The new year brings with it a number of personal revelations – often to do with health, work or money.
Alternatively – after seeing people getting engaged over the Christmas break, or loved-up couples celebrating on Instagram – you may even be questioning your relationship right now.
Perhaps you want what another couple has? Or you feel like you’re missing out in some way?
If this sums up your general mood at the moment, it’s likely you’re experiencing relationship envy.
Sexologist and relationship coach Ness Cooper explains this phenomenon in a little more detail.
She says: ‘Envy generally is when we see something others enjoy and we want it – it might be that another person’s relationship looks better to you than yours.’
This does, however, differ to jealousy – which is often when we feel our relationship is threatened.
But Ness points out that both of these emotions are completely natural.
‘It’s worth noting that jealousy and envy are two different emotions that can come together or separately,’ she adds.
‘We often place them together, as we’re regularly told that they are bad emotions and then this puts them into a category of things we shouldn’t speak about.
‘But in fact, they’re both very natural. We shouldn’t avoid these emotions, rather we should look to healthy ways of expressing them and getting through them.’
If you think you’re currently experiencing relationship envy, this is how you can address it and move forward.
Communicate your concerns with your partner
If you feel that another relationship looks better than yours, Ness suggests chatting to your partner about it – rather than letting it fester.
She says: ‘It may be hard to bring up this type of conversation, but when you do, you’ll feel better about it and often two heads are better than one when finding a solution.
‘Not talking about it can lead to it filtering out negatively in other ways, and may affect positive things you have going for you in your relationship.’
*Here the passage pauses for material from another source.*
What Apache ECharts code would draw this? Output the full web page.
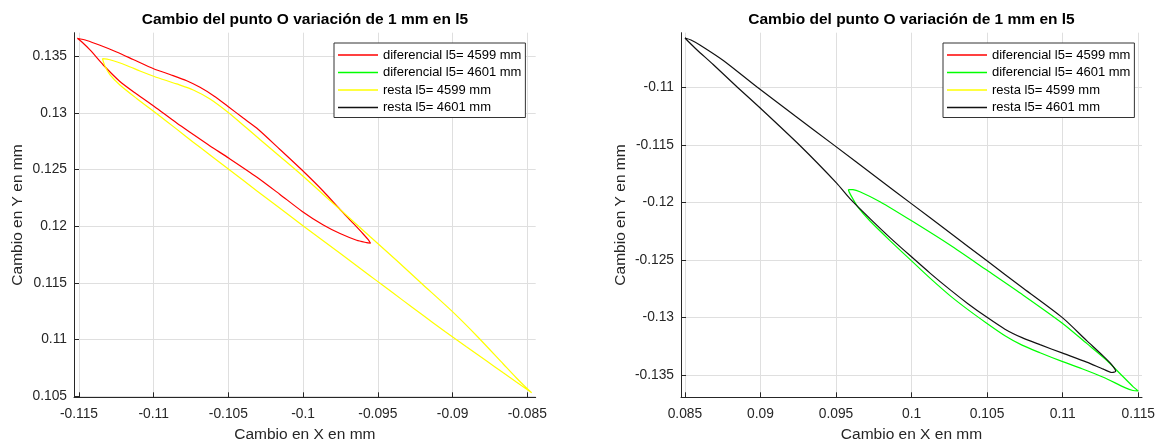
<!DOCTYPE html>
<html>
<head>
<meta charset="utf-8">
<title>Cambio del punto O</title>
<script src="https://cdn.jsdelivr.net/npm/echarts@6/dist/echarts.min.js"></script>
<style>
  html, body { margin: 0; padding: 0; background: #ffffff; }
  #chart { width: 1163px; height: 445px; }
</style>
</head>
<body>
<div id="chart"></div>
<script>
// Text
const chartTitle = 'Cambio del punto O variación de 1 mm en l5';
const xAxisName = 'Cambio en X en mm';
const yAxisName = 'Cambio en Y en mm';
const seriesNames = [
  'diferencial l5= 4599 mm',
  'diferencial l5= 4601 mm',
  'resta l5= 4599 mm',
  'resta l5= 4601 mm'
];

// Axis ranges (left panel, right panel)
const leftXRange = [-0.11533, -0.08444];
const leftYRange = [0.10491, 0.13708];
const rightXRange = [0.08474, 0.11525];
const rightYRange = [-0.13696, -0.10523];

// diferencial l5 = 4599 mm (closed loop: upper edge, then lower edge back)
const dif4599X = [-0.11511, -0.11448, -0.11359, -0.11248, -0.11137, -0.11000, -0.10891, -0.10779, -0.10690, -0.10597,
  -0.10498, -0.10403, -0.10311, -0.10155, -0.10006, -0.09865, -0.09753, -0.09664, -0.09598, -0.09563, -0.09549,
  -0.09575, -0.09642, -0.09753, -0.09865, -0.10006, -0.10155, -0.10311, -0.10496, -0.10623, -0.10735,
  -0.10846, -0.10996, -0.11114, -0.11226, -0.11337, -0.11426, -0.11480, -0.11511];
const dif4599Y = [0.13659, 0.13639, 0.13597, 0.13538, 0.13472, 0.13390, 0.13339, 0.13284, 0.13226, 0.13150,
  0.13053, 0.12957, 0.12867, 0.12678, 0.12494, 0.12309, 0.12148, 0.12025, 0.11932, 0.11879, 0.11850,
  0.11856, 0.11877, 0.11936, 0.12011, 0.12131, 0.12281, 0.12435, 0.12600, 0.12709, 0.12810,
  0.12911, 0.13057, 0.13167, 0.13278, 0.13423, 0.13556, 0.13626, 0.13659];

// diferencial l5 = 4601 mm (closed loop)
const dif4601X = [0.09581, 0.09612, 0.09658, 0.09791, 0.10011, 0.10254, 0.10497, 0.10739, 0.11000, 0.11159,
  0.11291, 0.11379, 0.11467, 0.11500,
  0.11465, 0.11412, 0.11269, 0.11128, 0.11000, 0.10850, 0.10731, 0.10618, 0.10497, 0.10373,
  0.10254, 0.10122, 0.10005, 0.09857, 0.09725, 0.09645, 0.09605, 0.09586, 0.09581];
const dif4601Y = [-0.11888, -0.11889, -0.11907, -0.11994, -0.12169, -0.12371, -0.12589, -0.12807, -0.13053, -0.13227,
  -0.13373, -0.13489, -0.13605, -0.13640,
  -0.13637, -0.13612, -0.13521, -0.13447, -0.13386, -0.13308, -0.13242, -0.13160, -0.13051, -0.12933,
  -0.12811, -0.12659, -0.12515, -0.12332, -0.12162, -0.12041, -0.11954, -0.11906, -0.11888];

// resta l5 = 4599 mm (closed loop)
const resta4599X = [-0.11343, -0.11293, -0.11181, -0.11092, -0.10996, -0.10846, -0.10735, -0.10623, -0.10501, -0.10378,
  -0.10289, -0.10155, -0.10006, -0.09865, -0.09753, -0.09653, -0.09553, -0.09374, -0.09207, -0.09006,
  -0.08828, -0.08661, -0.08576, -0.08509, -0.08471,
  -0.08504, -0.08576, -0.08661, -0.08772, -0.08910, -0.09051, -0.09207, -0.09330, -0.09474, -0.09553,
  -0.09753, -0.09988, -0.10155, -0.10311, -0.10496, -0.10623, -0.10735, -0.10846, -0.10996, -0.11114,
  -0.11226, -0.11293, -0.11326, -0.11343];
const resta4599Y = [0.13479, 0.13469, 0.13419, 0.13370, 0.13322, 0.13256, 0.13203, 0.13123, 0.13004, 0.12867,
  0.12766, 0.12616, 0.12448, 0.12281, 0.12148, 0.12029, 0.11910, 0.11698, 0.11495, 0.11253,
  0.11019, 0.10785, 0.10666, 0.10578, 0.10532,
  0.10563, 0.10628, 0.10707, 0.10811, 0.10939, 0.11072, 0.11223, 0.11344, 0.11486, 0.11564,
  0.11762, 0.11992, 0.12159, 0.12314, 0.12501, 0.12629, 0.12742, 0.12857, 0.13010, 0.13128,
  0.13247, 0.13339, 0.13414, 0.13479];

// resta l5 = 4601 mm (closed loop)
const resta4601X = [0.08500, 0.08540, 0.08599, 0.08754, 0.08975, 0.09228, 0.09482, 0.09791, 0.10005, 0.10254,
  0.10497, 0.10739, 0.11000, 0.11159, 0.11269, 0.11324, 0.11351,
  0.11326, 0.11269, 0.11159, 0.11000, 0.10850, 0.10731, 0.10618, 0.10497, 0.10373, 0.10254,
  0.10122, 0.10005, 0.09857, 0.09725, 0.09592, 0.09504, 0.09261, 0.08991, 0.08842, 0.08687,
  0.08577, 0.08526, 0.08500];
const resta4601Y = [-0.10569, -0.10586, -0.10630, -0.10765, -0.10994, -0.11246, -0.11497, -0.11805, -0.12017, -0.12264,
  -0.12506, -0.12747, -0.13005, -0.13203, -0.13338, -0.13412, -0.13469,
  -0.13480, -0.13451, -0.13390, -0.13312, -0.13238, -0.13177, -0.13103, -0.12998, -0.12881, -0.12759,
  -0.12615, -0.12480, -0.12306, -0.12141, -0.11967, -0.11832, -0.11505, -0.11170, -0.10991, -0.10800,
  -0.10669, -0.10604, -0.10569];

const seriesColors = ['#ff0000', '#00ff00', '#ffff00', '#111111'];

const FONT = '"Liberation Sans", Arial, Helvetica, sans-serif';
const AXIS_COLOR = '#262626';
const GRID_COLOR = '#dfdfdf';

function pairs(xs, ys) {
  return xs.map((x, i) => [x, ys[i]]);
}

function xAxisFor(gridIndex, range) {
  return {
    type: 'value',
    gridIndex: gridIndex,
    min: range[0],
    max: range[1],
    splitNumber: 6,
    position: 'bottom',
    name: xAxisName,
    nameLocation: 'middle',
    nameGap: 29,
    nameTextStyle: { fontFamily: FONT, fontSize: 15.5, color: AXIS_COLOR },
    axisLine: { show: true, onZero: false, lineStyle: { color: AXIS_COLOR, width: 1 } },
    axisTick: { show: true, inside: true, length: 5, lineStyle: { color: AXIS_COLOR, width: 1 } },
    axisLabel: {
      show: true, margin: 10, fontFamily: FONT, fontSize: 13.8, color: AXIS_COLOR,
      showMinLabel: false, showMaxLabel: false
    },
    splitLine: { show: true, showMinLine: false, showMaxLine: false, lineStyle: { color: GRID_COLOR, width: 1 } }
  };
}

function yAxisFor(gridIndex, range, nameGap) {
  return {
    type: 'value',
    gridIndex: gridIndex,
    min: range[0],
    max: range[1],
    splitNumber: 6,
    position: 'left',
    name: yAxisName,
    nameLocation: 'middle',
    nameGap: nameGap,
    nameTextStyle: { fontFamily: FONT, fontSize: 15.5, color: AXIS_COLOR },
    axisLine: { show: true, onZero: false, lineStyle: { color: AXIS_COLOR, width: 1 } },
    axisTick: { show: true, inside: true, length: 5, lineStyle: { color: AXIS_COLOR, width: 1 } },
    axisLabel: {
      show: true, margin: 7, fontFamily: FONT, fontSize: 13.8, color: AXIS_COLOR,
      showMinLabel: false, showMaxLabel: false
    },
    splitLine: { show: true, showMinLine: false, showMaxLine: false, lineStyle: { color: GRID_COLOR, width: 1 } }
  };
}

function titleFor(centerX) {
  return {
    text: chartTitle,
    left: centerX,
    top: 12,
    textAlign: 'center',
    padding: 0,
    textStyle: { fontFamily: FONT, fontSize: 15.5, fontWeight: 'bold', color: '#000000' }
  };
}

function legendFor(left) {
  return {
    data: seriesNames,
    orient: 'vertical',
    left: left,
    top: 43,
    icon: 'rect',
    itemWidth: 40,
    itemHeight: 1.5,
    itemGap: 3.5,
    padding: [5, 4, 3, 4],
    backgroundColor: '#ffffff',
    borderColor: '#333333',
    borderWidth: 1,
    borderRadius: 0,
    selectedMode: false,
    itemStyle: { borderWidth: 0 },
    textStyle: { fontFamily: FONT, fontSize: 13, lineHeight: 14, color: '#000000' }
  };
}

function loopSeries(nameIndex, axisIndex, xs, ys) {
  return {
    name: seriesNames[nameIndex],
    type: 'line',
    xAxisIndex: axisIndex,
    yAxisIndex: axisIndex,
    data: pairs(xs, ys),
    symbol: 'none',
    smooth: 0.25,
    color: seriesColors[nameIndex],
    lineStyle: { color: seriesColors[nameIndex], width: 1.2 },
    silent: true
  };
}

const chart = echarts.init(document.getElementById('chart'), null, { renderer: 'canvas' });

chart.setOption({
  backgroundColor: '#ffffff',
  animation: false,
  title: [titleFor(304.9), titleFor(911.5)],
  legend: [legendFor(334), legendFor(943)],
  grid: [
    { left: 74, top: 32.7, width: 461.7, height: 364.6, containLabel: false, outerBoundsMode: 'none' },
    { left: 681, top: 32.7, width: 461, height: 364.6, containLabel: false, outerBoundsMode: 'none' }
  ],
  xAxis: [xAxisFor(0, leftXRange), xAxisFor(1, rightXRange)],
  yAxis: [yAxisFor(0, leftYRange, 48), yAxisFor(1, rightYRange, 52.5)],
  series: [
    loopSeries(0, 0, dif4599X, dif4599Y),
    loopSeries(2, 0, resta4599X, resta4599Y),
    loopSeries(1, 1, dif4601X, dif4601Y),
    loopSeries(3, 1, resta4601X, resta4601Y)
  ]
});
</script>
</body>
</html>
Be mindful of what you have
Reflecting on the positives you have in your relationship can help to ground your emotions.
‘If you start reflecting on any negatives, take a moment to think about how you and your partner have resolved similar situations in the past,’ adds Ness.
Also why not try making a list of all the good things about your relationship – rather than dwelling only on the negatives.
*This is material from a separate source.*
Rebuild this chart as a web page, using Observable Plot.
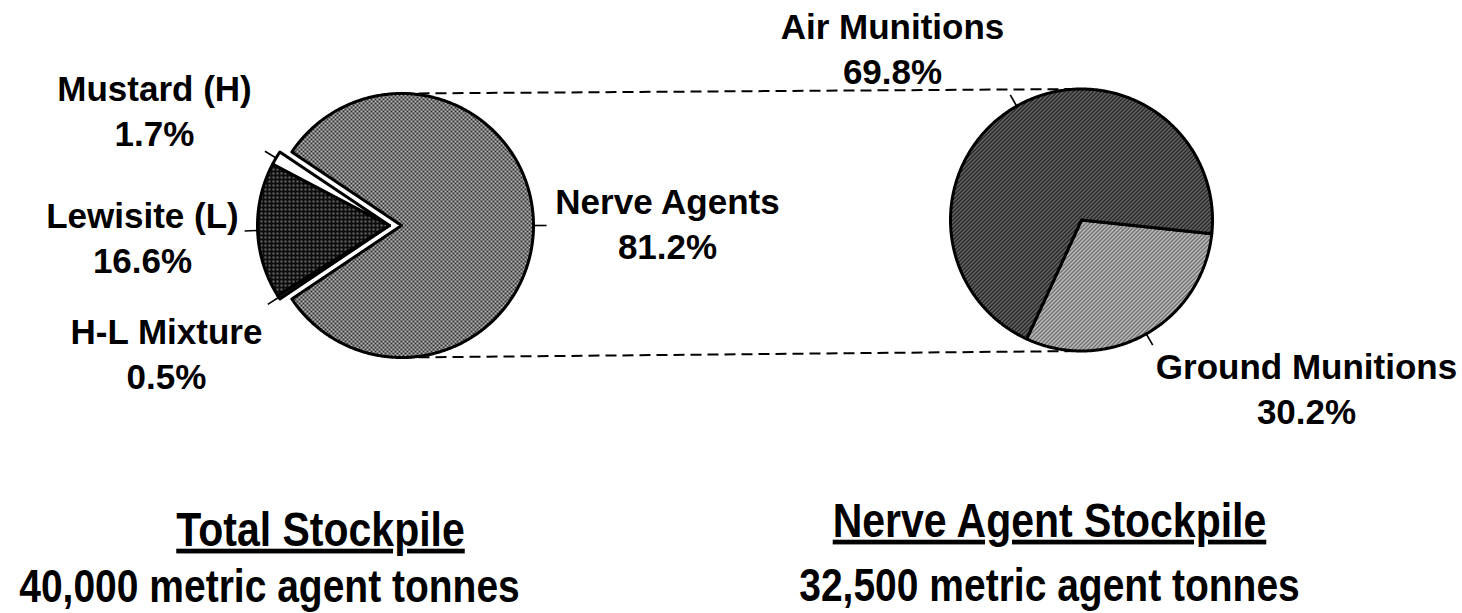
<!DOCTYPE html>
<html><head><meta charset="utf-8">
<script src="https://cdn.jsdelivr.net/npm/d3@7"></script>
<script src="https://cdn.jsdelivr.net/npm/@observablehq/plot@0.6"></script>
<style>body{margin:0;background:#fff;} #chart svg{display:block;}</style>
</head><body><div id="chart"></div>
<script>
// ---------------- data ----------------
const totalCategories = ["Nerve Agents", "H-L Mixture", "Lewisite (L)", "Mustard (H)"];
const totalShares = [81.2, 0.5, 16.6, 1.7];
const totalExploded = [false, true, true, true];
const nerveCategories = ["Ground Munitions", "Air Munitions"];
const nerveShares = [30.2, 69.8];
const pieTitles = ["Total Stockpile", "Nerve Agent Stockpile"];
const pieTonnes = ["40,000", "32,500"];
const tonnesUnit = "metric agent tonnes";

// ---------------- layout ----------------
const W = 1462, H = 613;
const rad = d => d * Math.PI / 180;
const pies = [
  {cats: totalCategories, shares: totalShares, exploded: totalExploded,
   cx: 401, cy: 225, r: 132, start: 90 - totalShares[0] * 1.8, explode: 12, explodeDir: 270},
  {cats: nerveCategories, shares: nerveShares, exploded: [false, false],
   cx: 1081, cy: 219.5, r: 131, start: 96, explode: 0, explodeDir: 0}
];
// label anchor: centre x, baseline of percentage line
const labelAnchor = {
  "Mustard (H)": [154, 145],
  "Lewisite (L)": [142, 272],
  "H-L Mixture": [166, 388],
  "Nerve Agents": [667, 258],
  "Air Munitions": [892, 83],
  "Ground Munitions": [1306, 423]
};
const titleAnchor = [[320, 545, 601], [1049, 536, 600]];
const fills = {
  "Nerve Agents": "url(#pNerve)",
  "Lewisite (L)": "url(#pLew)",
  "Mustard (H)": "#ffffff",
  "H-L Mixture": "#1a1a1a",
  "Air Munitions": "url(#pAir)",
  "Ground Munitions": "url(#pGround)"
};

const points = [], leaders = [], labels = [];
pies.forEach(p => {
  let a = p.start;
  p.cats.forEach((c, i) => {
    const span = p.shares[i] / 100 * 360;
    const a0 = a; a += span;
    const off = p.exploded[i] ? p.explode : 0;
    const cx = p.cx + off * Math.sin(rad(p.explodeDir));
    const cy = p.cy - off * Math.cos(rad(p.explodeDir));
    points.push({key: c, x: cx, y: cy});
    const n = Math.max(2, Math.ceil(span / 0.5));
    for (let k = 0; k <= n; k++) {
      const t = rad(a0 + span * k / n);
      points.push({key: c, x: cx + p.r * Math.sin(t), y: cy - p.r * Math.cos(t)});
    }
    points.push({key: c, x: cx, y: cy});
    const m = rad(a0 + span / 2);
    leaders.push({x1: cx + (p.r - 1) * Math.sin(m), y1: cy - (p.r - 1) * Math.cos(m),
                  x2: cx + (p.r + 13) * Math.sin(m), y2: cy - (p.r + 13) * Math.cos(m)});
    const [lx, ly] = labelAnchor[c];
    labels.push({x: lx, y: ly, text: c + "\n" + p.shares[i].toFixed(1) + "%"});
  });
});
const connectors = [
  {x1: pies[0].cx, y1: pies[0].cy - pies[0].r, x2: pies[1].cx, y2: pies[1].cy - pies[1].r},
  {x1: pies[0].cx, y1: pies[0].cy + pies[0].r, x2: pies[1].cx, y2: pies[1].cy + pies[1].r}
];
const titles = [], subtitles = [];
pieTitles.forEach((t, i) => {
  titles.push({x: titleAnchor[i][0], y: titleAnchor[i][1], text: t});
  subtitles.push({x: titleAnchor[i][0] - (i === 0 ? 51 : 0), y: titleAnchor[i][2], text: pieTonnes[i] + " " + tonnesUnit});
});

const allCats = [...totalCategories, ...nerveCategories];
const chart = Plot.plot({
  width: W, height: H,
  margin: 0,
  x: {domain: [0, W], range: [0, W], axis: null},
  y: {domain: [0, H], range: [0, H], axis: null},
  color: {type: "ordinal", domain: allCats, range: allCats.map(c => fills[c])},
  style: {background: "#fff", fontFamily: "'Liberation Sans', Arial, sans-serif", color: "#000"},
  marks: [
    Plot.link(connectors, {x1: "x1", y1: "y1", x2: "x2", y2: "y2", stroke: "#000", strokeWidth: 2, strokeDasharray: "11,6"}),
    Plot.line(points, {x: "x", y: "y", z: "key", fill: "key", stroke: "#000", strokeWidth: 3, strokeLinejoin: "round", strokeLinecap: "round", curve: "linear"}),
    Plot.link(leaders, {x1: "x1", y1: "y1", x2: "x2", y2: "y2", stroke: "#000", strokeWidth: 1.6}),
    Plot.text(labels, {x: "x", y: "y", text: "text", fontSize: 35, fontWeight: "bold", lineAnchor: "bottom", lineHeight: 1.28, fill: "#000"}),
    Plot.text(titles, {x: "x", y: "y", text: "text", fontSize: 41, fontWeight: "bold", lineAnchor: "bottom", fill: "#000"}),
    Plot.text(subtitles, {x: "x", y: "y", text: "text", fontSize: 39, fontWeight: "bold", lineAnchor: "bottom", fill: "#000"})
  ]
});

const defs = `<defs>
<pattern id="pNerve" width="4" height="4" patternUnits="userSpaceOnUse"><rect width="4" height="4" fill="#bdbdbd"/><rect width="2" height="2" fill="#2e2e2e"/><rect x="2" y="2" width="2" height="2" fill="#2e2e2e"/></pattern>
<pattern id="pLew" width="4" height="4" patternUnits="userSpaceOnUse"><rect width="4" height="4" fill="#0d0d0d"/><rect width="2" height="2" fill="#6a6a6a"/></pattern>
<pattern id="pAir" width="4" height="4" patternUnits="userSpaceOnUse"><rect width="4" height="4" fill="#9a9a9a"/><path d="M-1,1L1,-1M0,4L4,0M3,5L5,3" stroke="#151515" stroke-width="1.8"/></pattern>
<pattern id="pGround" width="4" height="4" patternUnits="userSpaceOnUse"><rect width="4" height="4" fill="#d4d4d4"/><path d="M-1,1L1,-1M0,4L4,0M3,5L5,3" stroke="#3a3a3a" stroke-width="1.2"/></pattern>
</defs>`;
chart.insertAdjacentHTML("afterbegin", defs);

// stretch bottom titles vertically (scanned original is taller) and underline the headings
const headSet = new Set(titles.map(d => d.text));
const subSet = new Set(subtitles.map(d => d.text));
chart.querySelectorAll("text").forEach(t => {
  const s = t.textContent;
  const isHead = headSet.has(s), isSub = subSet.has(s);
  if (!isHead && !isSub) return;
  const sy = isHead ? 1.15 : 1.18;
  let tr = t.getAttribute("transform");
  if (!tr) {
    const x = +(t.getAttribute("x") || 0), y = +(t.getAttribute("y") || 0);
    t.removeAttribute("x"); t.removeAttribute("y");
    tr = `translate(${x},${y})`;
  }
  t.setAttribute("transform", tr + ` scale(1,${sy})`);
  if (isHead) {
    t.setAttribute("text-decoration", "underline");
    t.style.textDecoration = "underline";
    t.style.textDecorationThickness = "3px";
  }
});

document.getElementById("chart").appendChild(chart);
</script>
</body></html>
Bring new positives into your relationship
‘There is some truth to the notion that if you start acting positively, your overall life can feel more positive,’ adds Ness.
‘If you’re feeling other relationships are better than yours, then do something positive with your partner to remind yourself that you can have a good relationship, too.’
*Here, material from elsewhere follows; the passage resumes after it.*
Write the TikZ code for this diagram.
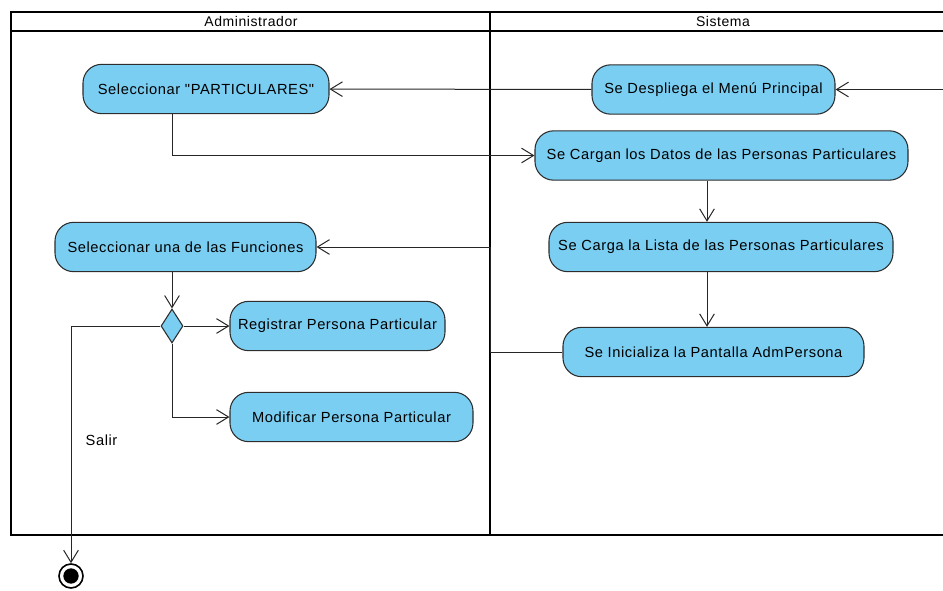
\documentclass[tikz,border=0pt]{standalone}
\usepackage{fontspec}
\setmainfont{Liberation Sans}[LetterSpace=4,Ligatures=TeXOff]
\usetikzlibrary{arrows.meta,shapes.geometric}
\definecolor{actfill}{RGB}{122,206,242}
\definecolor{actline}{RGB}{45,45,45}

\begin{document}
\begin{tikzpicture}[x=0.75pt,y=-0.75pt,
  font=\fontsize{11}{13}\selectfont,
  act/.style={draw=actline,fill=actfill,line width=0.8pt,rounded corners=14pt,minimum height=37pt,inner sep=2pt},
  flow/.style={draw=black!85,line width=0.75pt,-{Straight Barb[length=9pt,width=11pt]}},
  lane/.style={line width=2.2pt}]
\useasboundingbox (0,0) rectangle (943,590);
\clip (0,0) rectangle (943,590);
\draw[lane] (950,12) -- (11,12) -- (11,535) -- (950,535);
\draw[line width=1.8pt] (11,31) -- (950,31);
\draw[lane] (490,12) -- (490,535);
\node[font=\fontsize{10.5}{12}\selectfont] (hadm) at (251,21.5) {Administrador};
\node[font=\fontsize{10.5}{12}\selectfont] (hsis) at (723,21.5) {Sistema};
\node[act,minimum width=184.5pt] (sel) at (206,89) {Seleccionar "PARTICULARES"};
\node[act,minimum width=182.25pt] (menu) at (713.5,89.5) {Se Despliega el Menú Principal};
\node[act,minimum width=279.75pt] (datos) at (721.5,155.5) {Se Cargan los Datos de las Personas Particulares};
\node[act,minimum width=195.75pt] (func) at (185.5,247) {Seleccionar una de las Funciones};
\node[act,minimum width=258pt] (lista) at (721,247) {Se Carga la Lista de las Personas Particulares};
\node[draw=actline,fill=actfill,line width=0.8pt,diamond,minimum width=16.5pt,minimum height=25.5pt,inner sep=0pt] (dec) at (172,326) {};
\node[act,minimum width=161.25pt] (reg) at (337.5,326) {Registrar Persona Particular};
\node[act,minimum width=225.75pt] (pant) at (713.5,352) {Se Inicializa la Pantalla AdmPersona};
\node[act,minimum width=182.25pt] (mod) at (351.5,417) {Modificar Persona Particular};
\node[circle,draw,line width=1.2pt,minimum size=18pt,inner sep=0pt] (fin) at (71,576) {};
\node[circle,fill,minimum size=11.5pt,inner sep=0pt] (finin) at (fin) {};
\node[anchor=west] (salir) at (81,440) {Salir};
\coordinate (ent) at (943,89.5);
\coordinate (colx) at (707,0);
\coordinate (div) at (490,0);
\draw[flow] (ent) -- (menu);
\draw[flow] (menu) -- (sel);
\draw[flow] (sel.south -| dec) |- (datos);
\draw[flow] (datos.south -| colx) -- (lista.north -| colx);
\draw[flow] (lista.south -| colx) -- (pant.north -| colx);
\draw[flow] (pant.west) -- (pant.west -| div) -- (func.east -| div) -- (func.east);
\draw[flow] (func.south -| dec) -- (dec.north);
\draw[flow] (dec) -- (reg);
\draw[flow] (dec) |- (mod);
\draw[flow] (dec) -| (fin);
\end{tikzpicture}
\end{document}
This might be planning a special date night or taking up a shared hobby together.
Ask yourself if something is actually missing
‘Envy is rooted in a feeling that you are lacking something – something you see in someone else,’ explains psychotherapist and coach Andre Radmall.
‘You may be feeling dissatisfied with some aspect of your own relationship.’
So it’s a good idea to ask yourself what part of your relationship, specifically, you feel this deficit is in.
Andre adds: ‘Then you can work out if this is a real issue that you need to speak to your partner about. It could be that you are simply comparing apples and pears. In other words, the other person’s relationship is not better than yours, it’s just different.
‘We live in a culture of comparison where feelings of envy can easily be based on comparison.’
So keep this in mind, too.
Question the reality of your comparison
‘There will always be a couple that’s better looking, richer, more successful and happier than you,’ says Neil Wilkie, a relationship expert, psychotherapist and author.
But he stresses that it’s important to understand the reality of the relationship you’re envious of – and to think about how much of an appearance is just on the surface.
After all, you never really know what goes on behind closed doors.
Neil adds: ‘They may have had the perfect wedding, but are they truly happy under the surface and behind-the-scenes?
‘We can never achieve a perfect life with gleaming white teeth, a dust-free house and wonderful sex on tap. Do not chase the mirage.’
Struggling to see the good? Get some help
Ness adds that if you’re still struggling with envy of other relationships, seek some help from a sex and relationship therapist or coach.
Asking for professional help, and having a third party mediate, could help you see things in a new light and make a relationship stronger.